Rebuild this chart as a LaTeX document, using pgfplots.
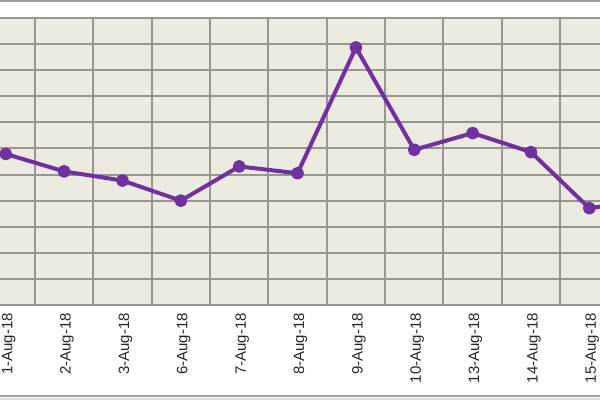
\documentclass[border=0pt]{standalone}
\usepackage{pgfplots}
\pgfplotsset{compat=1.18}
\usepackage{fontspec}
\setmainfont{Liberation Sans}
\definecolor{chartbg}{RGB}{237,235,225}
\definecolor{gridgray}{RGB}{152,150,142}
\definecolor{linepurple}{RGB}{112,48,160}
\definecolor{framegray}{RGB}{160,160,160}
\begin{document}
\begin{tikzpicture}
  \path[use as bounding box] (0pt,0pt) rectangle (450pt,-300pt);
  \fill[white] (0pt,0pt) rectangle (450pt,-300pt);
  \fill[black!15] (0pt,-298.3pt) rectangle (450pt,-300pt);
  \draw[framegray, line width=1.4pt] (0pt,-0.7pt) -- (450pt,-0.7pt);
  \draw[framegray, line width=1.5pt] (0pt,-297.3pt) -- (450pt,-297.3pt);
  \begin{axis}[
    at={(0pt,-13.5pt)}, anchor=north west,
    scale only axis, width=450pt, height=215.25pt,
    xmin=-0.099, xmax=10.183, ymin=0, ymax=11,
    axis background/.style={fill=chartbg},
    axis line style={draw=none},
    xtick={0,...,10},
    xticklabels={1-Aug-18,2-Aug-18,3-Aug-18,6-Aug-18,7-Aug-18,8-Aug-18,9-Aug-18,10-Aug-18,13-Aug-18,14-Aug-18,15-Aug-18},
    minor xtick={-0.5,0.5,...,10.5},
    xminorgrids=true, xmajorgrids=false,
    ytick={0,...,11}, yticklabels={}, ymajorgrids=true,
    major tick length=0pt, minor tick length=0pt,
    grid style={gridgray, line width=1.5pt},
    minor grid style={gridgray, line width=1.5pt},
    xticklabel style={xshift=2.2pt, rotate=90, anchor=east, inner sep=0pt,
      font=\fontsize{11.25}{13}\selectfont, text=black!85},
    xticklabel shift=6pt,
  ]
  \addplot[linepurple, line width=3pt, line join=round,
    mark=*, mark size=3.3pt, mark options={solid, fill=linepurple}]
    coordinates {
      (0,5.79) (1,5.12) (2,4.77) (3,4.00) (4,5.31) (5,5.05)
      (6,9.87) (7,5.95) (8,6.59) (9,5.86) (10,3.71) (11,4.03)
    };
  \end{axis}
\end{tikzpicture}
\end{document}
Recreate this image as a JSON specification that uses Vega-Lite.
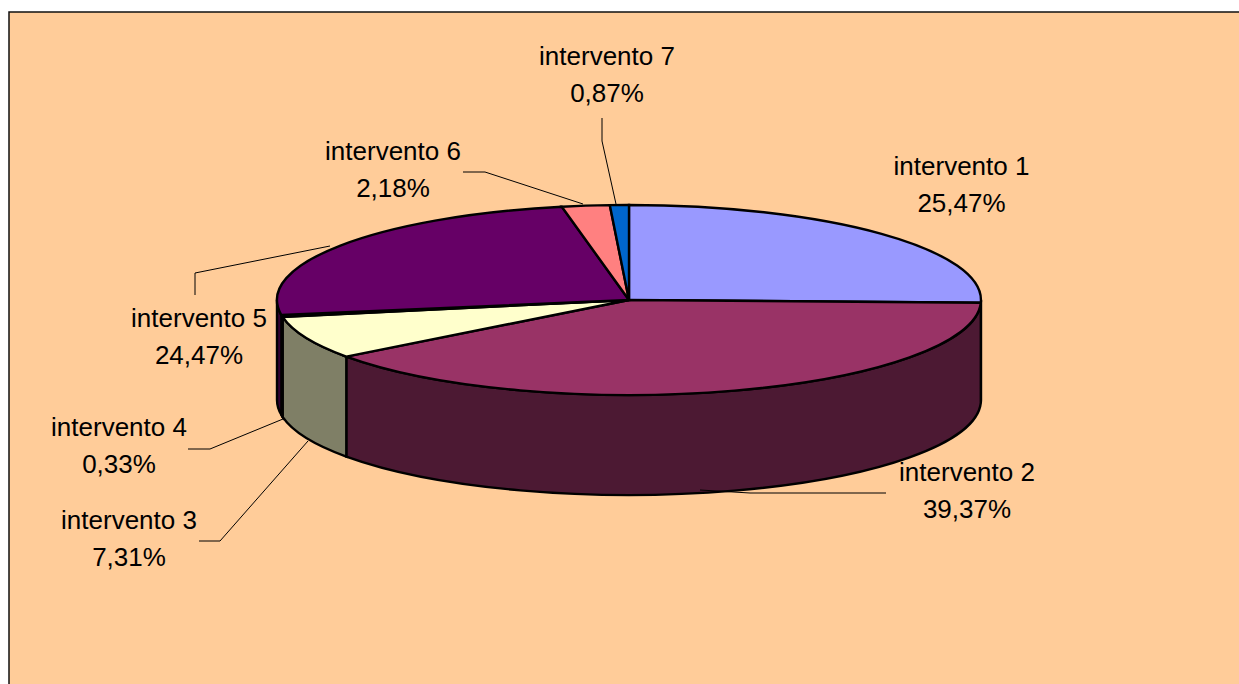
{
"$schema":"https://vega.github.io/schema/vega-lite/v6.json",
"width":1240,"height":684,
"padding":{"left":9,"top":12,"right":0,"bottom":0},
"autosize":{"type":"none"},
"background":"white",
"config":{"view":{"fill":"#FFCC99","stroke":"#111111","strokeWidth":1.5}},
"data":{"values":[
{"slice":"intervento 1","value":25.47,"label":"intervento 1\n25,47%"},
{"slice":"intervento 2","value":39.37,"label":"intervento 2\n39,37%"},
{"slice":"intervento 3","value":7.31,"label":"intervento 3\n7,31%"},
{"slice":"intervento 4","value":0.33,"label":"intervento 4\n0,33%"},
{"slice":"intervento 5","value":24.47,"label":"intervento 5\n24,47%"},
{"slice":"intervento 6","value":2.18,"label":"intervento 6\n2,18%"},
{"slice":"intervento 7","value":0.87,"label":"intervento 7\n0,87%"}
]},
"layer":[
{"transform":[{"filter":{"field":"slice","oneOf":["intervento 1","intervento 2","intervento 3","intervento 4","intervento 5"]}}],
 "mark":{"type":"point","filled":true,"opacity":1,"size":4,"stroke":"black","strokeWidth":2.4},
 "encoding":{
  "shape":{"field":"slice","type":"nominal","legend":null,"scale":{
   "domain":["intervento 1","intervento 2","intervento 3","intervento 4","intervento 5"],
   "range":[
    "M352,-54 A352,95 0 0 1 351.8,-51.2 L351.8,48.8 A352,95 0 0 0 352,46 Z",
    "M351.8,-51.2 L351.8,48.8 A352,95 0 0 1 -282.7,102.6 L-282.7,2.6 A352,95 0 0 0 351.8,-51.2 Z",
    "M-282.7,2.6 L-282.7,102.6 A352,95 0 0 1 -346.4,62.9 L-346.4,-37.1 A352,95 0 0 0 -282.7,2.6 Z",
    "M-346.4,-37.1 L-346.4,62.9 A352,95 0 0 1 -347.6,61 L-347.6,-39 A352,95 0 0 0 -346.4,-37.1 Z",
    "M-347.6,-39 L-347.6,61 A352,95 0 0 1 -352,46 L-352,-54 A352,95 0 0 0 -347.6,-39 Z"
   ]}},
  "fill":{"field":"slice","type":"nominal","legend":null,"scale":{
   "domain":["intervento 1","intervento 2","intervento 3","intervento 4","intervento 5"],
   "range":["#4C4C7F","#4C1933","#7F7F66","#667F7F","#330033"]}}
 }},
{"mark":{"type":"point","filled":true,"opacity":1,"size":4,"stroke":"black","strokeWidth":2.4},
 "encoding":{
  "shape":{"field":"slice","type":"nominal","legend":null,"scale":{
   "domain":["intervento 1","intervento 2","intervento 3","intervento 4","intervento 5","intervento 6","intervento 7"],
   "range":[
    "M0,-54 L0,-149 A352,95 0 0 1 351.8,-51.2 Z",
    "M0,-54 L351.8,-51.2 A352,95 0 0 1 -282.7,2.6 Z",
    "M0,-54 L-282.7,2.6 A352,95 0 0 1 -346.4,-37.1 Z",
    "M0,-54 L-346.4,-37.1 A352,95 0 0 1 -347.6,-39 Z",
    "M0,-54 L-347.6,-39 A352,95 0 0 1 -67.2,-147.3 Z",
    "M0,-54 L-67.2,-147.3 A352,95 0 0 1 -19.2,-148.9 Z",
    "M0,-54 L-19.2,-148.9 A352,95 0 0 1 0,-149 Z"
   ]}},
  "fill":{"field":"slice","type":"nominal","legend":null,"scale":{
   "domain":["intervento 1","intervento 2","intervento 3","intervento 4","intervento 5","intervento 6","intervento 7"],
   "range":["#9999FF","#993366","#FFFFCC","#CCFFFF","#660066","#FF8080","#0066CC"]}}
 }},
{"transform":[{"filter":{"field":"slice","oneOf":["intervento 2","intervento 3","intervento 4","intervento 5","intervento 6","intervento 7"]}}],
 "mark":{"type":"point","filled":false,"opacity":1,"size":4,"fill":"transparent","stroke":"black","strokeWidth":1},
 "encoding":{
  "shape":{"field":"slice","type":"nominal","legend":null,"scale":{
   "domain":["intervento 2","intervento 3","intervento 4","intervento 5","intervento 6","intervento 7"],
   "range":[
    "M257,139 L121,139 L71,136",
    "M-430,187 L-409,187 L-321,87",
    "M-441,95 L-419,95 L-346,65",
    "M-434,-59 L-434,-81 L-299,-108",
    "M-166,-182 L-144,-182 L-46,-150",
    "M-27,-236 L-27,-213 L-13,-150"
   ]}}
 }},
{"mark":{"type":"text","font":"Liberation Sans","fontSize":26,"color":"black","lineBreak":"\n","lineHeight":37,"align":"center","baseline":"middle"},
 "encoding":{
  "text":{"field":"label","type":"nominal"},
  "x":{"field":"value","type":"quantitative","axis":null,"scale":{"domain":[0.33,0.87,2.18,7.31,24.47,25.47,39.37],"range":[110,598,384,120,190,952.5,958]}},
  "y":{"field":"value","type":"quantitative","axis":null,"scale":{"domain":[0.33,0.87,2.18,7.31,24.47,25.47,39.37],"range":[416,45,140,509,307,155,461]}}
 }}
],
"resolve":{"scale":{"shape":"independent","fill":"independent"}}
}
_____
== Written exercise ==
Extract all lines that hold the word "this".

== Right answer ==
Rebuild this chart as a LaTeX document, using pgfplots.
Recreate this image as a JSON specification that uses Vega-Lite.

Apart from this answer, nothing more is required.